A functioning democracy depends on an informed citizenry, including baseline knowledge of societal laws and institutions. Bafflingly, many schools no longer teach children how our government works, and what basic rights Americans are guaranteed.

And it’s not that school leaders haven’t tried. Many states have instituted new curricular rules about civics classes. A new law in Washington state, for example, drew praise from the editors of the Seattle Times. By requiring more time in civics class, the editors celebrated, the new law was

positive news for our democracy. Students who enter adulthood understanding government and their role as citizens are better equipped to participate in elections and hold officials accountable.
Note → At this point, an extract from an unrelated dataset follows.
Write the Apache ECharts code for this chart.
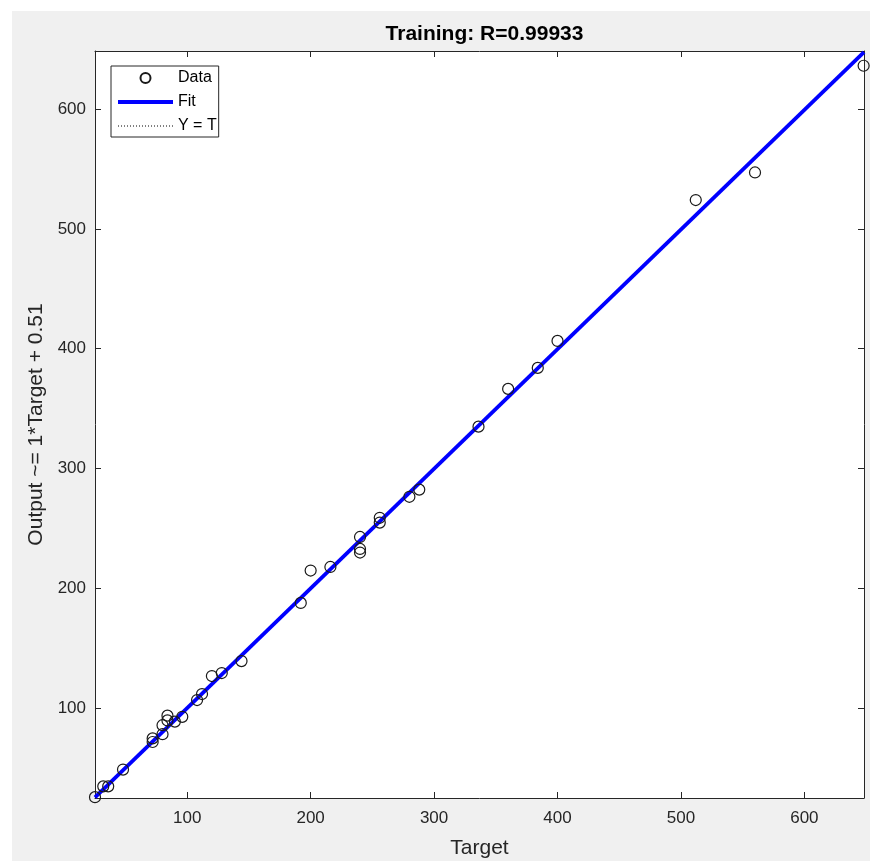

I hate to be a sourpuss, but I have to disagree. Not that educated adults aren’t a good thing. Rather, I disagree that mere standards and curriculum changes are enough to do the trick. As I found in the research for my book about the history of American educational conservatism, there is good reason why the centuries-old dreams of civics educators have never really come to fruition.

In a nutshell, civics education can’t work because Americans can’t agree what it is supposed to do. As a recent Brookings report highlighted, schools are very spotty when it comes to delivering the goals of civics education.

If high-quality classroom-based education in civics means anything, it should tend to include some basics. As the Brookings folks put it, there are ten goals:

  1. Classroom instruction in civics, government, history, law, economics, and geography

  2. Discussion of current events

  3. Service learning

  4. Extracurricular activities

  5. Student participation in school governance

  6. Simulations of democratic processes and procedures

  7. News media literacy

  8. Action civics

  9. Social-emotional learning (SEL)

  10. School climate reform

Unfortunately, most civics education is limited to classroom discussions and stale memorization of schoolhouse-rock-level government info.

As the Brookings report found (emphasis added by me),

the most common practices are classroom instruction, knowledge building, and discussion-based activities. These are far more common than participatory elements of learning or community engagement. . . . The lack of participatory elements of learning in state accountability frameworks highlights a void in civics education, as experts indicate that a high-quality civics education is incomplete without teaching students what civic participation looks like in practice, and how citizens can engage in their communities.

In short, most civics classes aren’t able to do the most important parts of real civics education. They aren’t able to engage students in projects that students find meaningful and have an actual impact on public life.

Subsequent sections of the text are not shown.